August 27, 2004
Lucky Creek, Pipestem Inlet (N 49° 01' W 125° 16')
The weather improved a little yesterday. It's stopped raining for the most part and the sun is making an appearance once in awhile. One thing that didn't improve was the swell. Effingham Bay is quite close to a group of barrier islands. In the quiet of the evening when the wind dropped we could clearly hear the sound of the waves pounding these islands mercilessly. It reminded me of the freeway that I could hear from our berth in Redwood City. I thanked Linda several times for convincing me to make the jump from Tofino to Barkley Sound Tuesday instead of waiting. If we had waited we may have had better wind but we would have much higher seas.
We left Effingham Bay late yesterday afternoon after taking the short trail over the island to the site of an old Native village. In spite of warnings from other boaters about the very muddy trail, we found it to be "an easy hike" of about 1/2 a mile. The beginning was a little muddy, but not nearly enough to require rubber boots.
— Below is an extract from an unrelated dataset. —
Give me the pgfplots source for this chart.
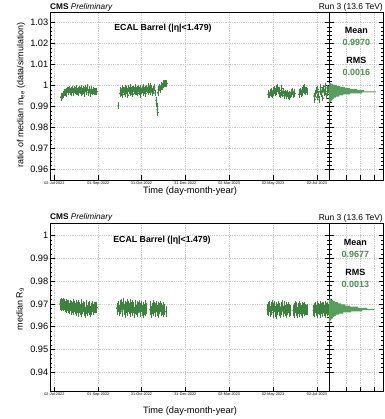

The trail was just as we remembered it. This section of the British Columbia coast has never been logged or developed. After clambering though dense underbrush near the shore the forest opened up and we found ourselves under the high canopy of cedar trees with the ground covered with moss, a few ferns here and there, and the biggest slugs we've ever seen. Truly a fairy tale landscape. After reaching the other shore we examined the midden and looked for the remains of the native long house (which we were not able to find unfortunately). We sat on the rocky shore and had lunch, watching kayakers slowly paddle by.
After the short trip from Effingham Bay to Pipestem Inlet we anchored in a small bay bounded by a peninsula and three small islands. When we first anchored we thought we would have plenty of room to swing, letting Nakia pivot around the anchor, as we usually do. However, it soon became apparent that a bad wind shift could easily push us onto one of the bounding islands so I ran a line to a cedar tree and tied Nakia's stern to the tree with the line. Amazingly, this is the first time we've had to do this in spite of the fact that boats in nearly all of the anchorages on the inside anchor this way. Of course they do it primarily because everyone else does it. We only do it when we need to.
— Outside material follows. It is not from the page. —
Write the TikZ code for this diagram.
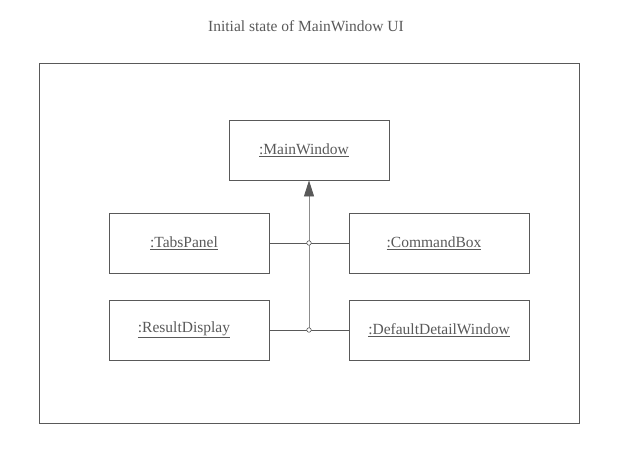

The anchorage, however, is not the main attraction here. A short dinghy ride away there is a large creek which is deep enough to take a dinghy into at high tide. About a half mile in there are a series of water falls with large pools below each fall. The shores of the creek are too steep to walk on, so to get from one pool to the other you have to swim.
We took the dinghy in about an hour before high tide and had no trouble motoring all the way to the first fall. Then there was a short trail to the first pool above. Fully equipped with bathing suits and reef shoes we prepared to swim the pool to the next fall. That was until we stepped into the water and prepared to dive in. It was COLD (and there was no sun to warm ourselves in afterwards)! Linda was satisfied to have her picture taken sitting on a rock with the falls in the background. I, however, could not come so far without "getting my money's worth." So I dove in and dog paddled, screaming, to the opposite shore where I quickly climbed out and continued along the shore to the next pool. Once arriving at the second, much larger pool I decided that I had seen enough (especially with having to swim back through the first pool just to get back to the dinghy!). I dried off and we ate lunch sitting on a log watching the falls.
Tomorrow we have a short trip to a group of islands called the Pinkerton Islands. There is good salmon fishing close by and the freezer is getting pretty empty. Hopefully I'll get lucky and we'll have enough fish to take home with us.